University of Toronto’s CINSSU opened its 2013 winter season with Roman Polanksi’s debut Knife in the Water. What’s striking about seeing the film today is just how confident and restrained a film it is. The plot is simple–a bourgeois couple pick up a hitch-hiker on their way to their sailing boat. Alternatively annoyed and intrigued by the hitch-hiker, the husband invites him along. For the remainder of their journey, the youthful hitch-hiker and the husband trade barbs, show off, and vie for the wife’s attention, in a battle of youth versus experience, poverty versus plenty. Limiting the film to three characters, the boat, and a single day, Polanski develops his characters organically and sustains a rigid, inescapable tension between the three.
Of the film, Peter Cowie writes:
KnifeintheWater, Polanski’s maiden feature would define his maverick status once and for all. Polanski’s personality stamps every frame. As one critic noted at the time: “The weapons are glances, words (very few and always exactly chosen). Polanski is a holy terror of intelligent restraint––detached, ironic, playful as a cat with a mouse, encompassing with ease his alternations of the deathly serious and the dead-pan comic.” One should not, however, forget the contribution of Jerzy Skolimowski, who worked on the screenplay and urged Polanski to compress the action into twenty-four hours
From the outset, Polanski creates neat visual ruses to reveal a strength or weakness: the youth’s display of agility as he shinnies unexpectedly up the mast, for example, sends an erotic message to the wife. Much has been written about the phallic symbolism of the hunting knife carried by the youth. The knife lurks not merely as a sign of virility, but also as a metaphor for psychological force in the duel between the two men for the attentions of the woman. Polanski’s rare gift for trapping emotions in imagery rather than exclusively via dialogue aligned him with a fresh, more subtle brand of cinema that swept through Europe in the early 1960s––with Michelangelo Antonioni, Claude Chabrol, Louis Malle, and with Central European directors like Miklos Jancso, Jan Nemec, and Ewald Schorm.
Cowie’s essay is worth reading in whole and can be found here on Criterion’s site.
If you haven’t already, you ought to check out the new Criterion release of Plein Soleil / Purple Noon. Rene Clement’s 1960 film based on Patricia Highsmith’s The Talented Mr. Ripley is very impressive indeed.
For those who haven’t seen the film, read the novel, or seen the more recent Hollywood version, the plot is an intriguing one—Tom Ripley, a young man of no visible means, is hired by the father of his childhood friend Philippe Greenleaf to travel to Europe. There, he is to convince his childhood friend to give up his playboy existence and return home. Arriving in Europe, Ripley reveals the true purpose of his trip to Greenleaf and the two co-conspirators travel Europe together. Ripley is openly enamoured with Greenleaf’s charisma and wealth; Greenleaf is alternatively amused and sickened by Ripley’s infatuation. The friendship ultimately sours as the easily bored Greenleaf tires of Ripley and begins mocking him for his monetary ambitions and lack of worldly experience. Ripley appears the victim as he endures Greenleaf’s taunts.
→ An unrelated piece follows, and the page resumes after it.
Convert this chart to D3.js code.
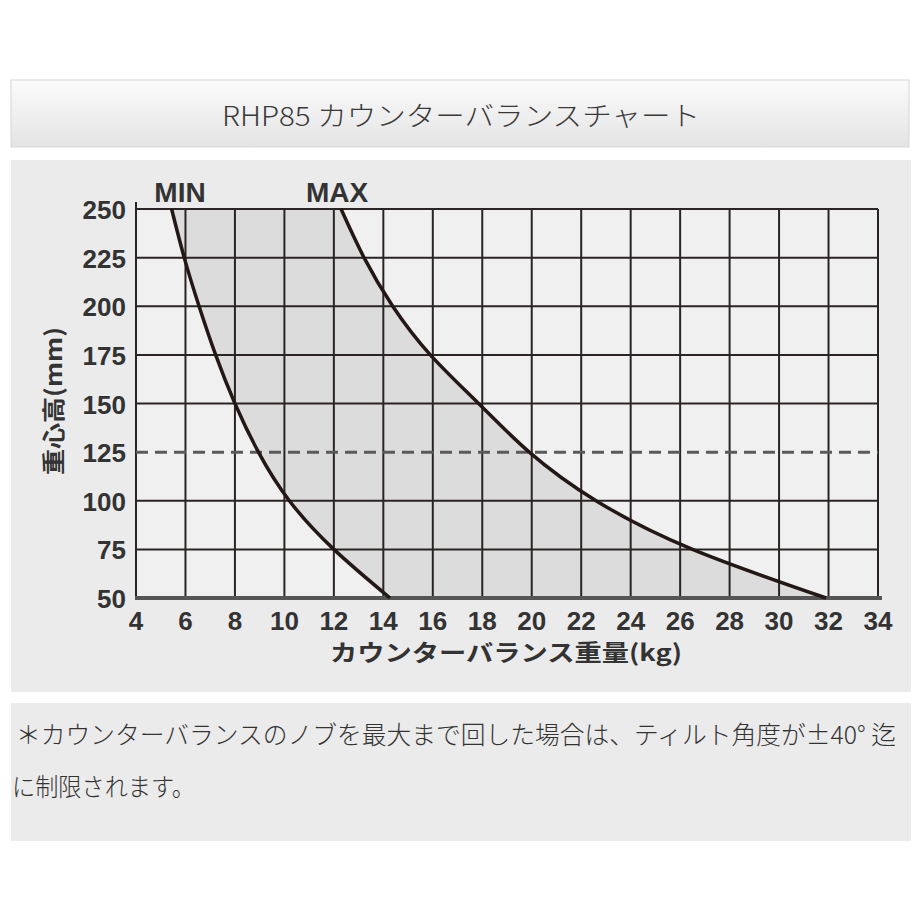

Too self-absorbed, Greenleaf realizes only too late that Ripley has been scheming to murder Greenleaf and assume his identity. Following Greenleaf’s murder, the film changes directions, as the plot focuses on Ripley’s ingenuous efforts to maintain two identities, both as himself and Greenleaf. The film has a number of twists and at least one more murder as Ripley seeks to avoid detection by both the law and Greenleaf’s friends. The film maintains a taut, suspenseful tone perfectly until it reaches its flawed end. Without saying too much, Clement chooses a moralistic ending that is less satisfying than Highsmith’s original novel.
There is more to the film than a great script. Alain Delon delivers a pitch-perfect performance as the amoral, reptilian Ripley. His performance is remarkably subtle–in a number of scenes, he lets his eyes do all the acting. Maurice Ronet is no less impressive as Philippe Greenleaf, making vividly apparent his callousness, sadism and entitlement. Marie Laforet who plays Greeleaf’s lover Marge is also striking, believably portraying Marge as her feelings for Ripley shift, from distaste to hatred and from sympathy to love. The cinematography skilfully captures the film’s beautiful Italian and Mediterranean summer landscape. Adding to it all is Nina Rota’s superb score. Highly recommended.